- Born: Helen Roice Jones 28 March 1934 (age 92) London, England
- Education: St Christopher School
- Alma mater: Royal College of Art
- Occupations: Designer and Philanthropist
- Known for: Philanthropy
- Spouses: Patrick Guest (m. 1957, divorced); Paul Hamlyn (m. 1970; died 2001);

= Helen Hamlyn =

English philanthropist (born 1934)

Helen Hamlyn, Baroness Hamlyn (née Jones; born 28 March 1934) is an English designer and philanthropist who heads the Helen Hamlyn Trust.

==Life and career==
Helen Roice Jones was born in London in 1934. Her father, E. William Jones, an engineer, died during World War II. She and her sister, Margaret O'Rorke, a light maker in fine porcelain, attended the progressive co-educational St Christopher School in Letchworth. Hamlyn then went on to the Royal College of Art where she graduated as a fashion designer. After graduation, she became a designer at Cresta Silks where she remained for 15 years. Her marriage to architect Patrick Guest in 1957 ended in divorce. In 1970 she married Paul Hamlyn, Baron Hamlyn, a publisher and philanthropist.

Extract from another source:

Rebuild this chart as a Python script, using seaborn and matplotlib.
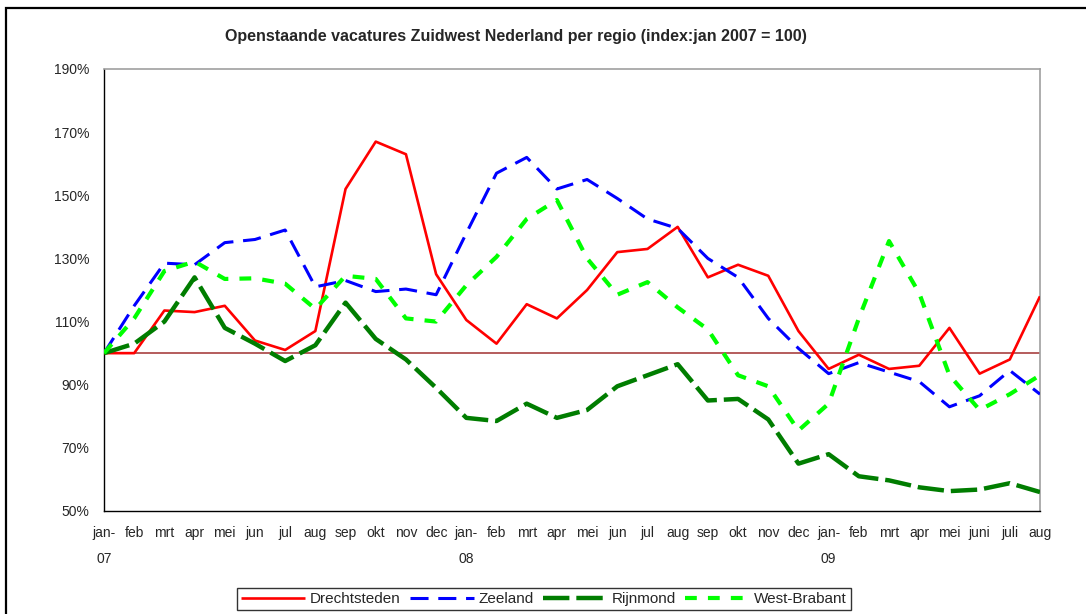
import pandas as pd
import seaborn as sns
import matplotlib.pyplot as plt
from matplotlib.patches import Rectangle

# month labels jan-07 .. aug-09
months = ["jan-\n07", "feb", "mrt", "apr", "mei", "jun", "jul", "aug", "sep", "okt", "nov", "dec",
          "jan-\n08", "feb", "mrt", "apr", "mei", "jun", "jul", "aug", "sep", "okt", "nov", "dec",
          "jan-\n09", "feb", "mrt", "apr", "mei", "juni", "juli", "aug"]

drechtsteden = [100, 100, 113.5, 113, 115, 104, 101, 107, 152, 167, 163, 125,
                110.5, 103, 115.5, 111, 120, 132, 133, 140, 124, 128, 124.5, 107,
                95, 99.5, 95, 96, 108, 93.5, 98, 118]
zeeland = [100, 115, 128.5, 128, 135, 136, 139, 121, 123, 119.5, 120.3, 118.5,
           138, 157, 162, 152, 155, 149, 142.5, 139.5, 130, 124, 111, 101.5,
           93.5, 97, 94, 91, 83, 86.5, 94.5, 87]
rijnmond = [100, 103, 110, 124, 108, 103, 97.5, 102.5, 116, 104.5, 98, 89,
            79.5, 78.5, 84, 79.5, 82, 89.5, 93, 96.5, 85, 85.5, 79, 65,
            68, 61, 59.7, 57.5, 56.3, 56.8, 58.8, 56]
west_brabant = [100, 111, 126, 129, 123.5, 123.7, 122, 114, 124.5, 123.5, 111, 110,
                121.5, 130.5, 142.5, 148.5, 130, 118.5, 122.5, 114.5, 107.5, 93, 89.5, 75.5,
                84, 111, 135.5, 119, 93, 82, 87, 93]

yticks = [50, 70, 90, 110, 130, 150, 170, 190]

df = pd.DataFrame({"maand": range(len(months)),
                   "Drechtsteden": drechtsteden,
                   "Zeeland": zeeland,
                   "Rijnmond": rijnmond,
                   "West-Brabant": west_brabant})
long_df = df.melt(id_vars="maand", var_name="regio", value_name="index")

sns.set_style("white")
plt.rcParams["font.family"] = ["Liberation Sans", "DejaVu Sans"]
plt.rcParams["lines.scale_dashes"] = False

fig = plt.figure(figsize=(10.86, 6.14), dpi=100)
ax = fig.add_axes([104 / 1086, 1 - 511 / 614, 936 / 1086, 442 / 614])

# chart area frame (cropped at right and bottom)
fig.patches.append(Rectangle((6 / 1086, -0.2), 1.2, 1.2 - 8 / 614,
                             transform=fig.transFigure, fill=False,
                             edgecolor="black", linewidth=1.6, clip_on=False))

styles = {
    "Drechtsteden": dict(color="#ff0000", lw=1.9, dashes=None),
    "Zeeland": dict(color="#0000ff", lw=2.2, dashes=(13, 7)),
    "Rijnmond": dict(color="#007d00", lw=3.2, dashes=(19, 5)),
    "West-Brabant": dict(color="#00ff00", lw=3.0, dashes=(8.5, 8)),
}

ax.axhline(100, color="#a03030", lw=1.1, zorder=1)

for regio, st in styles.items():
    sub = long_df[long_df["regio"] == regio]
    sns.lineplot(data=sub, x="maand", y="index", ax=ax, color=st["color"],
                 linewidth=st["lw"], label=regio, zorder=3)
    line = ax.lines[-1]
    if st["dashes"] is not None:
        line.set_dashes(st["dashes"])
    line.set_solid_capstyle("butt")
    line.set_dash_capstyle("butt")

ax.set_xlim(0, len(months) - 1)
ax.set_ylim(50, 190)
ax.set_xticks(range(len(months)))
ax.set_xticklabels(months, fontsize=10, linespacing=2.15)
ax.set_yticks(yticks)
ax.set_yticklabels([f"{v}%" for v in yticks], fontsize=10)
ax.tick_params(axis="both", direction="inout", length=7, width=0.9, color="black", pad=7)
ax.set_xlabel("")
ax.set_ylabel("")

for side in ["top", "right"]:
    ax.spines[side].set_color("#a0a0a0")
    ax.spines[side].set_linewidth(1.2)
for side in ["left", "bottom"]:
    ax.spines[side].set_color("black")
    ax.spines[side].set_linewidth(1.0)

fig.text(516 / 1086, 1 - 37 / 614,
         "Openstaande vacatures Zuidwest Nederland per regio (index:jan 2007 = 100)",
         ha="center", va="center", fontsize=11.5, fontweight="bold")

handles, labels = ax.get_legend_handles_labels()
ax.legend_.remove()
leg = fig.legend(handles, labels, loc="lower center", ncol=4,
                 bbox_to_anchor=(544 / 1086, 4 / 614), frameon=True, fancybox=False,
                 edgecolor="black", fontsize=11, handlelength=4.2, handletextpad=0.3,
                 columnspacing=0.6, borderpad=0.25, borderaxespad=0)
leg.get_frame().set_linewidth(1.0)

fig.savefig("out.png", dpi=100)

Together, Paul and Helen bought in the 1980s the 13th century Chateau de Bagnols in Beaujolais. After four years of restoration, it opened in 1992 as "one of the world's most famous and exclusive hotels." In recognition of her work she was named a Chevalier de l'Ordre des Artes et Lettres by the French government.

== Philanthropy ==
In 1984, Paul Hamlyn gave to his wife as her 50th birthday present her own foundation, the Helen Hamlyn Trust. One aim of the trust is to fund projects that improve people's lives. Her interests include the design of products to be used by people of all ages, and the restoration and re-use of the Albarquel fort in Setúbal, Portugal.

== Awards and honors ==
Hamlyn's charitable work has been recognized by many institutions in the UK and abroad. She was named a CBE in 2019. She has received honorary doctorates from Fordham University (2004), the Rochester Institute of Technology (2014) and the Royal College of Art (2016). She was designated an honorary graduate of Imperial College London (2006). Her honorary fellowships include the Royal College of Art (1994), City and Guilds of London Institute (2012), the Royal Institute of British Architects (2022), and University College London (2023). In February 2013 she was assessed as one of the 100 most powerful women in the UK by Woman's Hour on BBC Radio 4.